### MATERIAL PROVIDED
—————
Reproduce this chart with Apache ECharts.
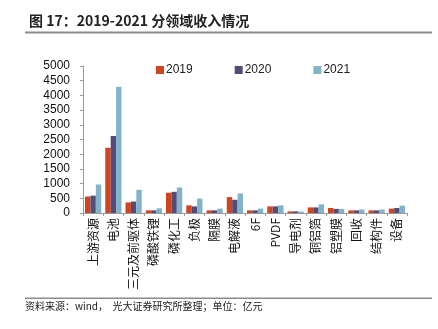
<!DOCTYPE html>
<html>
<head>
<meta charset="utf-8">
<script src="https://cdn.jsdelivr.net/npm/echarts@6/dist/echarts.min.js"></script>
<style>
  html, body { margin: 0; padding: 0; background: #fff; }
  #chart { width: 438px; height: 329px; }
</style>
</head>
<body>
<div id="chart"></div>
<script>
// Revenue by segment, 2019-2021 (unit: 100 million yuan)
const categories = ['上游资源', '电池', '三元及前驱体', '磷酸铁锂', '磷化工', '负极', '隔膜', '电解液', '6F', 'PVDF', '导电剂', '铜铝箔', '铝塑膜', '回收', '结构件', '设备'];
const rev2019 = [560, 2220, 360, 90, 690, 260, 90, 540, 90, 225, 55, 190, 170, 90, 90, 150];
const rev2020 = [590, 2620, 390, 90, 720, 225, 90, 450, 90, 225, 55, 190, 140, 90, 90, 170];
const rev2021 = [970, 4290, 790, 160, 870, 490, 150, 665, 150, 260, 50, 295, 140, 120, 120, 250];
const yTicks = { min: 0, max: 5000, interval: 500 };

const latin = 'Liberation Sans, Arial, Noto Sans CJK SC, sans-serif';
const cjk = 'Noto Sans CJK SC, sans-serif';

const chart = echarts.init(document.getElementById('chart'));
const barSeries = (name, data, color) => ({
  name, type: 'bar', data,
  barGap: '0%', barCategoryGap: '20%',
  itemStyle: { color }
});

chart.setOption({
  animation: false,
  title: {
    text: '图 17：2019-2021 分领域收入情况',
    left: 24, top: 9,
    textStyle: { fontFamily: cjk, fontSize: 14, fontWeight: 'bold', color: '#222' }
  },
  legend: {
    top: 59, left: 151,
    itemWidth: 8, itemHeight: 8, itemGap: 42,
    icon: 'rect',
    textStyle: { fontFamily: latin, fontSize: 12, color: '#222', padding: [0, 0, 0, -3] },
    data: ['2019', '2020', '2021']
  },
  grid: { left: 83, right: 31, top: 66, bottom: 116 },
  xAxis: {
    type: 'category',
    data: categories,
    axisLine: { lineStyle: { color: '#9a9a9a' } },
    axisTick: { show: true, length: 3, lineStyle: { color: '#9a9a9a' } },
    axisLabel: { rotate: 90, margin: 5, fontFamily: cjk, fontSize: 12, color: '#111', interval: 0 }
  },
  yAxis: {
    type: 'value',
    min: yTicks.min, max: yTicks.max, interval: yTicks.interval,
    splitLine: { show: false },
    axisLine: { show: true, lineStyle: { color: '#9a9a9a' } },
    axisTick: { show: true, length: 3, lineStyle: { color: '#9a9a9a' } },
    axisLabel: { margin: 13, fontFamily: latin, fontSize: 12, color: '#111', formatter: v => String(v) }
  },
  series: [
    barSeries('2019', rev2019, '#D2441F'),
    barSeries('2020', rev2020, '#544C78'),
    barSeries('2021', rev2021, '#82B3CA')
  ],
  graphic: [
    { type: 'rect', shape: { x: 25, y: 31.5, width: 407, height: 2 }, style: { fill: '#8c8c8c' } },
    { type: 'rect', shape: { x: 25, y: 297.5, width: 407, height: 1.5 }, style: { fill: '#8c8c8c' } },
    { type: 'text', left: 25, top: 301,
      style: { text: '资料来源：wind，  光大证券研究所整理；单位：亿元', font: '10px ' + cjk, fill: '#222' } }
  ]
});
</script>
</body>
</html>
—————
### PROMPT
Please reproduce the listing exactly from its opening line through the line that contains "const cjk = 'Noto Sans CJK SC, sans-serif';", both included, with all pictures omitted.

### SOLUTION TO THIS TASK
Reproduce this chart with Apache ECharts.
<!DOCTYPE html>
<html>
<head>
<meta charset="utf-8">
<script src="https://cdn.jsdelivr.net/npm/echarts@6/dist/echarts.min.js"></script>
<style>
  html, body { margin: 0; padding: 0; background: #fff; }
  #chart { width: 438px; height: 329px; }
</style>
</head>
<body>
<div id="chart"></div>
<script>
// Revenue by segment, 2019-2021 (unit: 100 million yuan)
const categories = ['上游资源', '电池', '三元及前驱体', '磷酸铁锂', '磷化工', '负极', '隔膜', '电解液', '6F', 'PVDF', '导电剂', '铜铝箔', '铝塑膜', '回收', '结构件', '设备'];
const rev2019 = [560, 2220, 360, 90, 690, 260, 90, 540, 90, 225, 55, 190, 170, 90, 90, 150];
const rev2020 = [590, 2620, 390, 90, 720, 225, 90, 450, 90, 225, 55, 190, 140, 90, 90, 170];
const rev2021 = [970, 4290, 790, 160, 870, 490, 150, 665, 150, 260, 50, 295, 140, 120, 120, 250];
const yTicks = { min: 0, max: 5000, interval: 500 };

const latin = 'Liberation Sans, Arial, Noto Sans CJK SC, sans-serif';
const cjk = 'Noto Sans CJK SC, sans-serif';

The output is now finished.